Records with drawing code:

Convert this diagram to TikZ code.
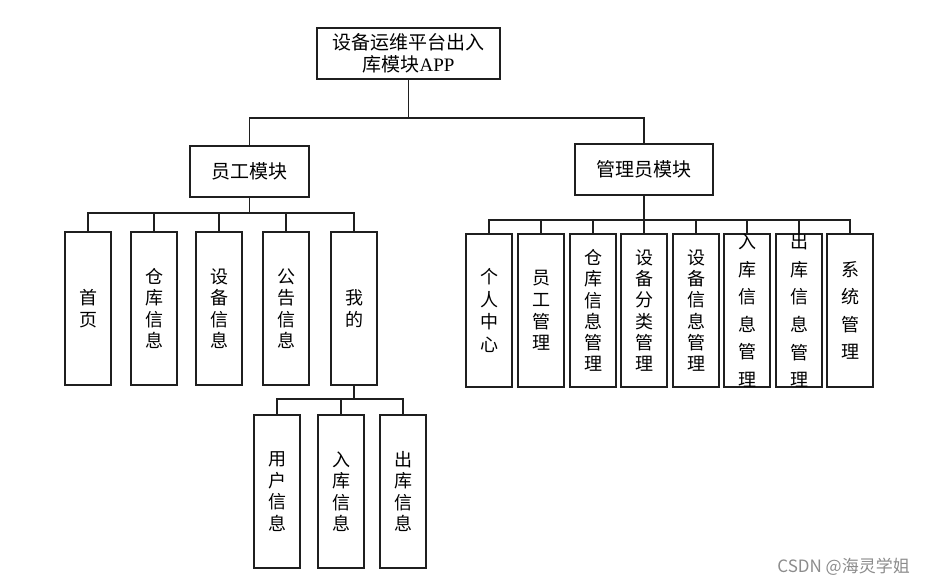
\documentclass[tikz,border=0pt]{standalone}
\usepackage{fontspec}
\setmainfont{Liberation Serif}
\newfontfamily\cjk{Noto Sans CJK SC}
\begin{document}
\begin{tikzpicture}[x=1pt,y=-1pt,
  box/.style={draw=black!88, line width=1.3pt, fill=white, inner sep=0pt, align=center,
    font=\cjk\fontsize{19}{21.5}\selectfont},
  leaf/.style={box, minimum width=46pt, minimum height=153pt},
  vt/.style={align=center, inner sep=0pt, font=\cjk\fontsize{18}{#1}\selectfont},
  vt/.default=21.5,
  conn/.style={draw=black!88, line width=1.3pt},
  wmark/.style={font=\cjk\fontsize{17}{17}\selectfont, text=black!45, inner sep=0pt}]
\useasboundingbox (0,0) rectangle (926,586);

% root and modules
\node[box, minimum width=183pt, minimum height=51pt] (top) at (408.5,53.5)
  {设备运维平台出入\\库模块{\rmfamily APP}};
\node[box, minimum width=119pt, minimum height=51pt] (emp) at (249.5,171.5) {员工模块};
\node[box, minimum width=138pt, minimum height=51pt] (adm) at (644,169.5) {管理员模块};

% employee leaves
\node[leaf, label={[vt]center:{首\\页}}] (e1) at (88,308.5) {};
\node[leaf, label={[vt]center:{仓\\库\\信\\息}}] (e2) at (154,308.5) {};
\node[leaf, label={[vt]center:{设\\备\\信\\息}}] (e3) at (219,308.5) {};
\node[leaf, label={[vt]center:{公\\告\\信\\息}}] (e4) at (286,308.5) {};
\node[leaf, label={[vt]center:{我\\的}}] (e5) at (354,308.5) {};

% my sub leaves
\node[leaf, label={[vt]center:{用\\户\\信\\息}}] (m1) at (277,491.5) {};
\node[leaf, label={[vt]center:{入\\库\\信\\息}}] (m2) at (341,491.5) {};
\node[leaf, label={[vt]center:{出\\库\\信\\息}}] (m3) at (403,491.5) {};

% admin leaves
\node[leaf, label={[vt=22.7]center:{个\\人\\中\\心}}] (a1) at (489,310.5) {};
\node[leaf, label={[vt=21.7]center:{员\\工\\管\\理}}] (a2) at (541,310.5) {};
\node[leaf, label={[vt=21.3]center:{仓\\库\\信\\息\\管\\理}}] (a3) at (593,310.5) {};
\node[leaf, label={[vt=21.3]center:{设\\备\\分\\类\\管\\理}}] (a4) at (644,310.5) {};
\node[leaf, label={[vt=21.3]center:{设\\备\\信\\息\\管\\理}}] (a5) at (696,310.5) {};
\node[leaf, label={[vt=27.6]center:{入\\库\\信\\息\\管\\理}}] (a6) at (747,310.5) {};
\node[leaf, label={[vt=27.6]center:{出\\库\\信\\息\\管\\理}}] (a7) at (799,310.5) {};
\node[leaf, label={[vt=27.2]center:{系\\统\\管\\理}}] (a8) at (850,310.5) {};

% bus levels
\coordinate (b0) at (409,118);
\coordinate (b1) at (249,213);
\coordinate (b2) at (644,220);
\coordinate (b3) at (354,399);

\draw[conn] (top.south) -- (top.south |- b0) -| (emp.north);
\draw[conn] (top.south) -- (top.south |- b0) -| (adm.north);
\foreach \c in {e1,e2,e3,e4,e5}
  \draw[conn] (emp.south) -- (emp.south |- b1) -| (\c.north);
\foreach \c in {a1,a2,a3,a4,a5,a6,a7,a8}
  \draw[conn] (adm.south) -- (adm.south |- b2) -| (\c.north);
\foreach \c in {m1,m2,m3}
  \draw[conn] (e5.south) -- (e5.south |- b3) -| (\c.north);

% watermark
\node[wmark, anchor=east] (wm) at (910,567) {CSDN @海灵学姐};
\end{tikzpicture}
\end{document}
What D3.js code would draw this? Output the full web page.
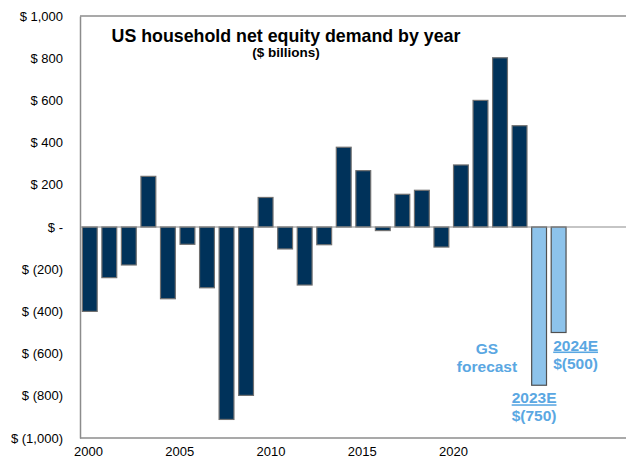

- **OBJECTIVE**:
Please quote the lines of the material, beginning with the first and ending with the one that contains "(0,0) rectangle (926,586);", exactly as written and without any pictures.

- **FULL SOLUTION**:
Convert this diagram to TikZ code.
\documentclass[tikz,border=0pt]{standalone}
\usepackage{fontspec}
\setmainfont{Liberation Serif}
\newfontfamily\cjk{Noto Sans CJK SC}
\begin{document}
\begin{tikzpicture}[x=1pt,y=-1pt,
  box/.style={draw=black!88, line width=1.3pt, fill=white, inner sep=0pt, align=center,
    font=\cjk\fontsize{19}{21.5}\selectfont},
  leaf/.style={box, minimum width=46pt, minimum height=153pt},
  vt/.style={align=center, inner sep=0pt, font=\cjk\fontsize{18}{#1}\selectfont},
  vt/.default=21.5,
  conn/.style={draw=black!88, line width=1.3pt},
  wmark/.style={font=\cjk\fontsize{17}{17}\selectfont, text=black!45, inner sep=0pt}]
\useasboundingbox (0,0) rectangle (926,586);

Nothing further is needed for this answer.